Nadia Attia delves into the world of 20th century fashion icon Diana Vreeland, the subject of a new documentary in cinemas this week. Portrait by Horst P Horst, 1979, courtesy photographer's estate / Art + Commerce

Diana (pronounced Dee-anna) Vreeland once said, "Style is everything... style is a way of life. Without it you're nothing." And mostly, when Vreeland spoke, everyone listened – sometimes they would have no choice. Dubbed the 'Empress of Fashion' during (and beyond) her fifty-year career, she was a tastemaker within the fashion world but her bright, manicured fingers also fondled the tresses of art, music and film.

Diana Vreeland: The Eye Has To Travel is a great introduction to this colourful character. It benefits from being made by her granddaughter-in-law Lisa Immordino Vreeland, herself a fashion professional, who had access to audio memoirs, talent and archive footage that she knits together seamlessly. Thankfully, the familial connection doesn't steer this profile into sycophancy. Instead, it retains an even keel throughout as a thought-provoking tribute to a remarkable lady.

The title is from another of Vreeland's phrases (she was an infinitely quotable woman), and refers to the eye of the reader travelling across the pages of a magazine and into a journey of the imagination. The documentary itself feels very much like a foray into its subject's frenetic imagination: given her ability to put on a good show, you're certainly not disappointed with where she takes you.

Vreeland's Paris-based parents were a society couple, mingling with the stars of Ballets Russes and purveyors of haute couture, At a young age her mother - who was herself particularly glamourous - described Vreeland as her "ugly little monster". The girl seemed to channel this into a source of strength and a dazzling new persona. Painfully aware of her less attractive features, prominent nose and gangly gait, Vreeland only found her footing through dance, after moving to the USA. She gained self-confidence by subverting contemporary norms of appearance and conduct, styling herself instead with distinctive traits: rouge on the ears, large coiffed hair, white makeup, a cigarette holder poised between deep red lips.

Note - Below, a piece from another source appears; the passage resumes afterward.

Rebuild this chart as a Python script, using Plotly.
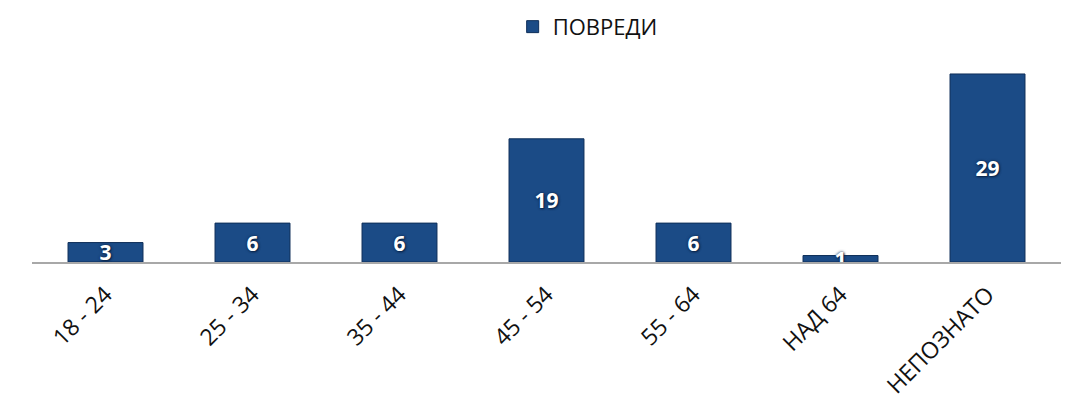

It was in this way that she caught the eye of not only of future husband Thomas Reed Vreeland, but also of the powers that be at Harper's Bazaar, landing her first magazine job as fashion editor at the age of 33. Her career is dissected by a variety of talking heads, including Diane Von Furstenberg, Manolo Blahnik, Anjelica Huston, Joel Schumacher and David Bailey. Each has a glowing anecdote about the "crazy old aunt". Perhaps the best recollection is from photographer Bailey, who once propositioned Vreeland with the blunt one-liner: "If you were 20 years younger I'd do you." To which she replied: "If I were 20 years younger you'd have no choice."

Vreeland's rambunctious persona even sashayed onto the silver screen as inspiration for Maggie Prescott in Funny Face, Ms Maxwell in Who Are You, Polly Maggoo? and in part for Miranda Priestly (Meryl Streep's character) in The Devil Wears Prada. But these are merely pale caricatures of the original. And Vreeland truly was an original: a lady who through her taste, intelligence and wit rose to the top in a man's world and managed to connect the most artistic and unique people in her cultural jigsaw. The film spans most of the last century and twins archive footage with husky, diary-like audio clips, through which the columnist displays a particular passion for the 1920s and '60s.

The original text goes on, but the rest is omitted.